If your employer did not withhold taxes for your NY income, you may want to contact your payroll or HR department immediately to correct any errors.
I don’t know why tax is soo complicated. So here is my dilemma. I reside in Washington state with no state income tax, but started working for a California-based company from October 2015 to Dec 2015. We relocated to CA in January of 2016. Now we have received a notice we have to pay state Income Franchise tax for the months of October 2015 to Dec 2015 because the money was sourced from a company in California. is this true and accurate? would appreciate a response here. Thanks
State taxes paid, is dependent on the agreement the company has with the state. If the state mandates that taxes be withheld for the income earned from the company that is earning the income in their state, they must do so for all their employees. This means you are earning non-resident income, and will need to report your state taxes as such, if you are still working remotely from WA. Rapidtax is a website you can use to easily file your state returns, and our customer service support is here to assist you throughout the process.
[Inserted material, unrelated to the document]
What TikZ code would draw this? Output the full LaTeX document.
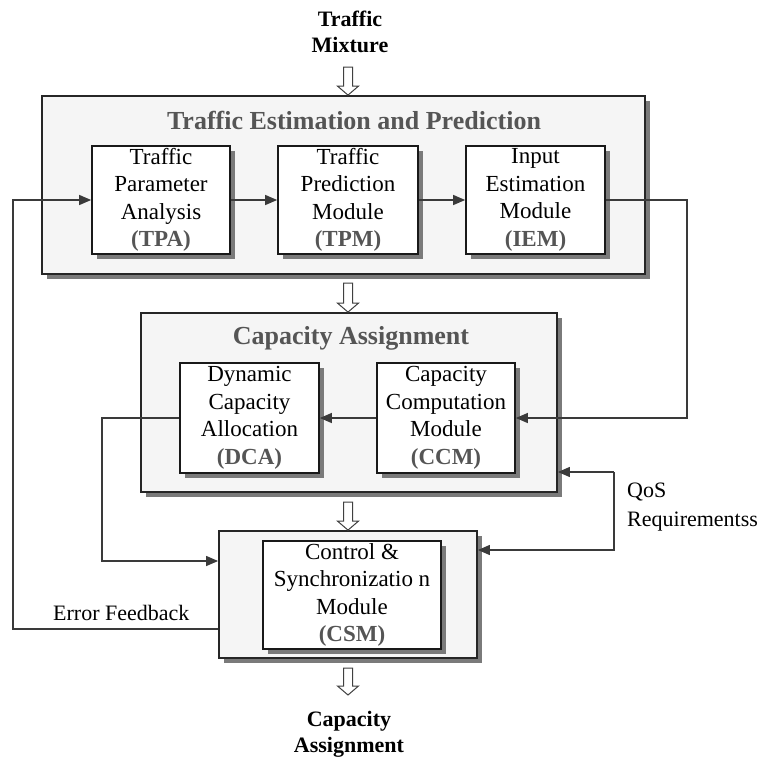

I am sorry to comment under this thread but couldn’t find another way to ask a new question.
We will be moving from Maryland to SC this summer for my husband’s employment. I will continue to work at home for my Maryland employer. (I have always worked off site.) Will state taxes for Maryland and SC be taken out every year or just this year? Will I get a credit for the MD taxes if I haven’t lived/worked there? Will I need to file in both states and then get a refund for the MD taxes?
Your site is very informative and your personal responses are appreciated! Thanks in advance.
Based on your tax situation, you may need to file a part year MD and SC return for 2017. However, for the following years, if you reside for the full year in SC and work remotely for an employer headquartered in MD, then you would only file and pay taxes to SC.